For 2017 we should start a campaign against cruelty to vegetables.
How many times, in an eating place, have you been served a bowl of watery cauliflower, carrots or broccoli as an accompaniment to your meal? They come, regardless of the season, either half raw or cooked to within an inch of their lives, often swimming in their cooking water and completely unadorned. They’ll have been delivered to the restaurant kitchen, ready prepared and packed into sweat inducing plastic. No animal we kill should die in vain and the same should be applied to vegetables. Eating out should be slightly decadent with some effort put into the preparation and cooking of food. Staff shortages in the catering industry have meant cutting labour costs but it shouldn’t be at the price of standards.

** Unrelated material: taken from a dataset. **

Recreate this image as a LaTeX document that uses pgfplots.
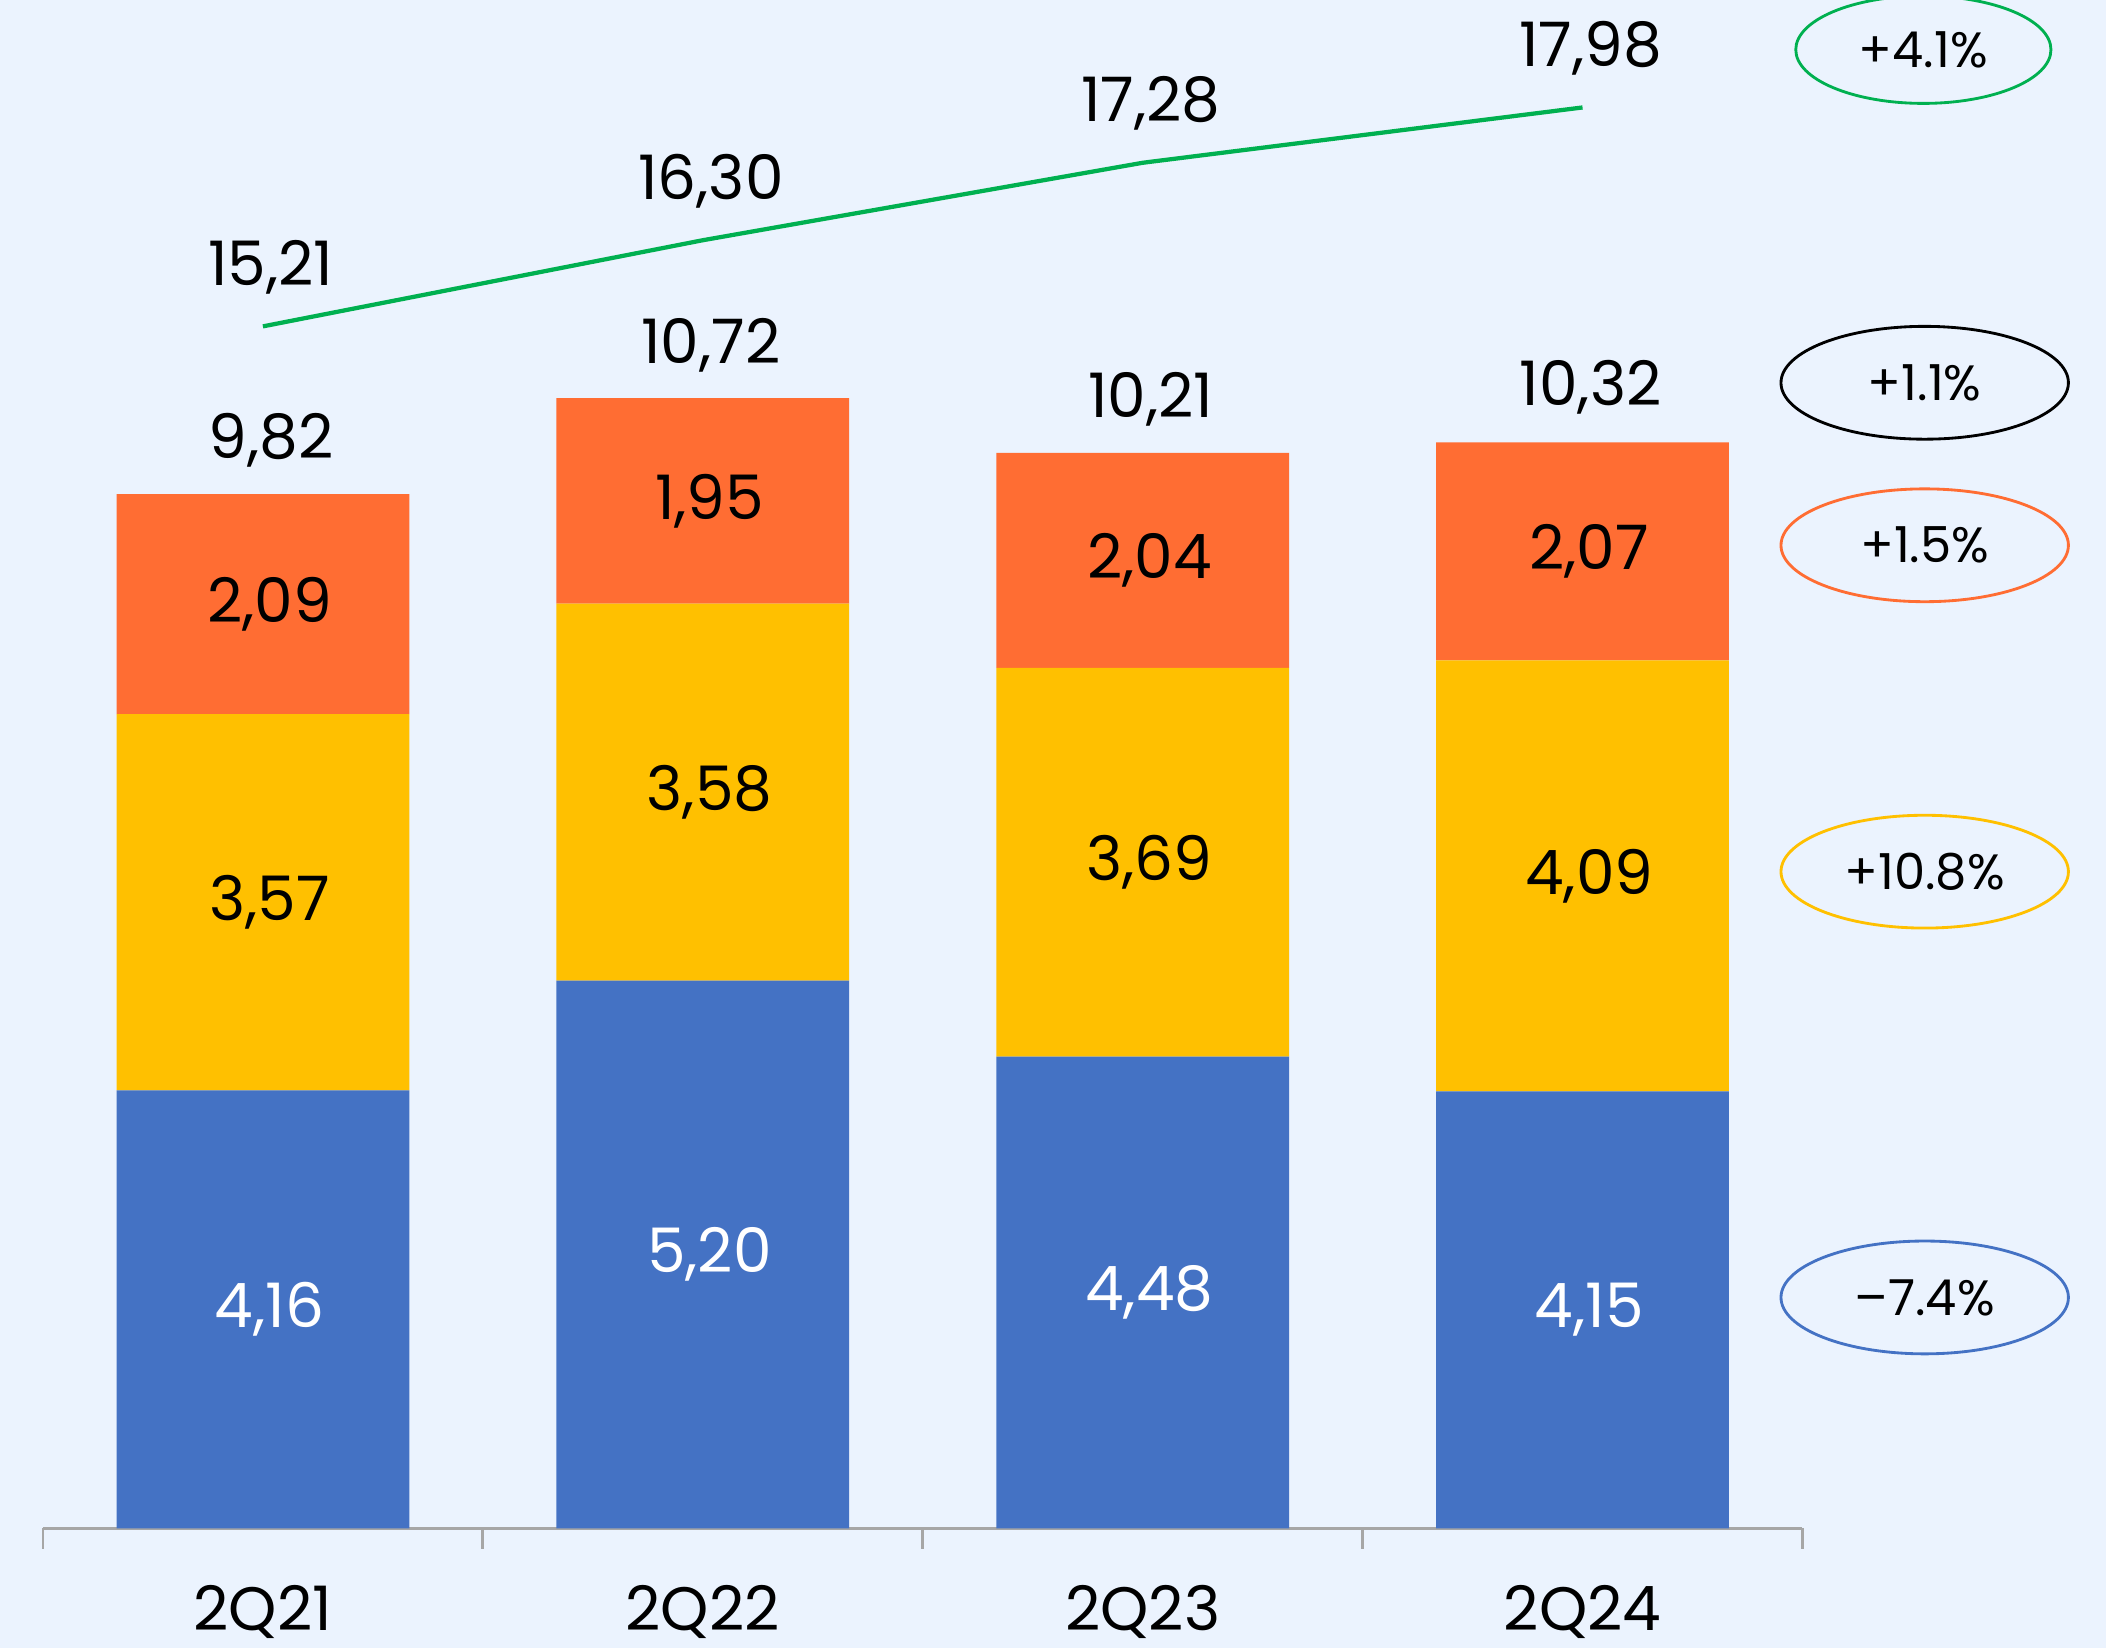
\documentclass[border=0pt]{standalone}
\usepackage{pgfplots}
\pgfplotsset{compat=1.18}
\usepackage{pgfplotstable}
\usetikzlibrary{shapes.geometric}
\usepackage{fontspec}
\setmainfont{Poppins}
\definecolor{bg}{HTML}{EBF3FE}
\definecolor{cblue}{HTML}{4472C4}
\definecolor{cyel}{HTML}{FFC000}
\definecolor{corg}{HTML}{FF6D33}
\definecolor{cgrn}{HTML}{00B050}
\definecolor{cgray}{HTML}{A6A6A6}

\pgfplotstableread{
x v lab
0 4.16 4,16
1 5.20 5,20
2 4.48 4,48
3 4.15 4,15
}\blueT
\pgfplotstableread{
x v lab
0 3.57 3,57
1 3.58 3,58
2 3.69 3,69
3 4.09 4,09
}\yelT
\pgfplotstableread{
x v lab
0 2.09 2,09
1 1.95 1,95
2 2.04 2,04
3 2.07 2,07
}\orgT
\pgfplotstableread{
x v lab
0 9.82 9,82
1 10.72 10,72
2 10.21 10,21
3 10.32 10,32
}\totT
\pgfplotstableread{
x v lab
0 15.21 15,21
1 16.30 16,30
2 17.28 17,28
3 17.98 17,98
}\lineT

\newcommand{\numfont}{\fontsize{13}{15}\selectfont}
\newcommand{\pctfont}{\fontsize{10.5}{12}\selectfont}

\begin{document}
\begin{tikzpicture}
\path[use as bounding box, fill=bg] (0,0) rectangle (15.68cm,12.27cm);
\begin{axis}[
  at={(0.32cm,0.89cm)}, anchor=south west, scale only axis,
  width=13.10cm, height=11.38cm,
  xmin=-0.5, xmax=3.5, ymin=0, ymax=14.51,
  ybar stacked, bar width=2.18cm,
  axis x line*=bottom, axis y line=none,
  x axis line style={cgray, line width=0.6pt},
  xtick={0,1,2,3}, xticklabels={2Q21,2Q22,2Q23,2Q24},
  minor xtick={-0.5,0.5,1.5,2.5,3.5},
  major tick length=0pt, minor tick length=0.15cm,
  tick align=outside,
  minor tick style={cgray, line width=0.6pt},
  xticklabel style={anchor=base, yshift=-0.76cm, font=\numfont, text=black},
  clip=false,
  point meta=explicit symbolic,
  nodes near coords,
  every node near coord/.append style={anchor=center, xshift=0.05cm, font=\numfont},
]
\addplot[fill=cblue, draw=none, every node near coord/.append style={text=white}] table[x=x, y=v, meta=lab] {\blueT};
\addplot[fill=cyel, draw=none, every node near coord/.append style={text=black}] table[x=x, y=v, meta=lab] {\yelT};
\addplot[fill=corg, draw=none, every node near coord/.append style={text=black}] table[x=x, y=v, meta=lab] {\orgT};
\end{axis}
\begin{axis}[
  at={(0.32cm,0.89cm)}, anchor=south west, scale only axis,
  width=13.10cm, height=11.38cm,
  xmin=-0.5, xmax=3.5, ymin=0, ymax=14.51,
  hide axis, clip=false,
]
\addplot[draw=none, mark=none, nodes near coords, point meta=explicit symbolic,
  every node near coord/.append style={anchor=center, yshift=0.40cm, xshift=0.06cm, text=black, font=\numfont}]
  table[x=x, y=v, meta=lab] {\totT};
\end{axis}
\begin{axis}[
  at={(0.32cm,0.89cm)}, anchor=south west, scale only axis,
  width=13.10cm, height=11.38cm,
  xmin=-0.5, xmax=3.5, ymin=0, ymax=19.34,
  hide axis, clip=false,
]
\addplot[cgrn, line width=0.9pt, mark=none, nodes near coords, point meta=explicit symbolic,
  every node near coord/.append style={anchor=center, yshift=0.44cm, xshift=0.06cm, text=black, font=\numfont}]
  table[x=x, y=v, meta=lab] {\lineT};
\end{axis}
\node[ellipse, draw=cgrn, line width=0.6pt, minimum width=1.90cm, minimum height=0.80cm, inner sep=0pt, font=\pctfont] at (14.32cm,11.90cm) {+4.1\%};
\node[ellipse, draw=black, line width=0.6pt, minimum width=2.14cm, minimum height=0.84cm, inner sep=0pt, font=\pctfont] at (14.33cm,9.42cm) {+1.1\%};
\node[ellipse, draw=corg, line width=0.6pt, minimum width=2.14cm, minimum height=0.84cm, inner sep=0pt, font=\pctfont] at (14.33cm,8.21cm) {+1.5\%};
\node[ellipse, draw=cyel, line width=0.6pt, minimum width=2.14cm, minimum height=0.84cm, inner sep=0pt, font=\pctfont] at (14.33cm,5.78cm) {+10.8\%};
\node[ellipse, draw=cblue, line width=0.6pt, minimum width=2.14cm, minimum height=0.84cm, inner sep=0pt, font=\pctfont] at (14.33cm,2.61cm) {–7.4\%};
\end{tikzpicture}
\end{document}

It makes economic sense for establishments to go easy on meat and heavy on vegetables. Innovative restaurants like Deane’s Eipic and Ox in Belfast have been lauded for their vegetable focused menus and there’s no reason why that can’t be applied across the board. Eating seasonally is what our grandparents did and I’ll go along with that philosophy every time. My heart skips a beat when I see a trailer load of carrots on a country road. My mind goes into overdrive at the thought of the intense sweetness and the endless culinary possibilities. Last year I invested in a food dehydrator and dried out strips of carrots. It deepens their sugariness and adds a crunchy texture. Roasted carrots, brushed with a little mustard and rolled in chopped crispy, dehydrated carrots adds a whole new dimension to this orange root vegetable. You don’t need to invest in any equipment – line a baking tray with parchment, place the carrots on top and place in your oven at it’s lowest temperature.
Purple sprouting broccoli is coming into season now. It’s a thin stemmed version of the brassica with purple hued small florets. There’s no waste with this robust, colourful vegetable – simply steam or boil in salted water and toss in good oil or butter. My favourite vegetable is cima di rapine, literally translated from the Italian as turnip tops. Slightly bitter green leaves are topped with tiny florets. It’s blanched in boiling water and then fried with garlic and olive oil. The purple variety is the nearest you’ll get in this country to the Latin classic and it suits being prepared in this way. For my recipe this week its blanched and then cooked on a char grill pan (if you’re an all year round barbecue user – apply cooking method here). Lemons are grilled to form a basis for a dressing – this brings out their natural sweetness and feta cheese is added for a creamy balance and some almonds for texture. A sunny side to brighten up a dull January.
Cauliflowers are at their best now – snowy white flower heads embedded in deep green leaves. Cauliflower cheese is an iconic dish that everyone loves and the other recipe this week takes this flavour combination to a different dimension. Cauliflower pieces are fried in a light, crispy batter and served with a creamy dip of sharp cheese and smoky bacon.
We are blessed to have beautiful produce all year round here – the least we should do is to respect it at all times.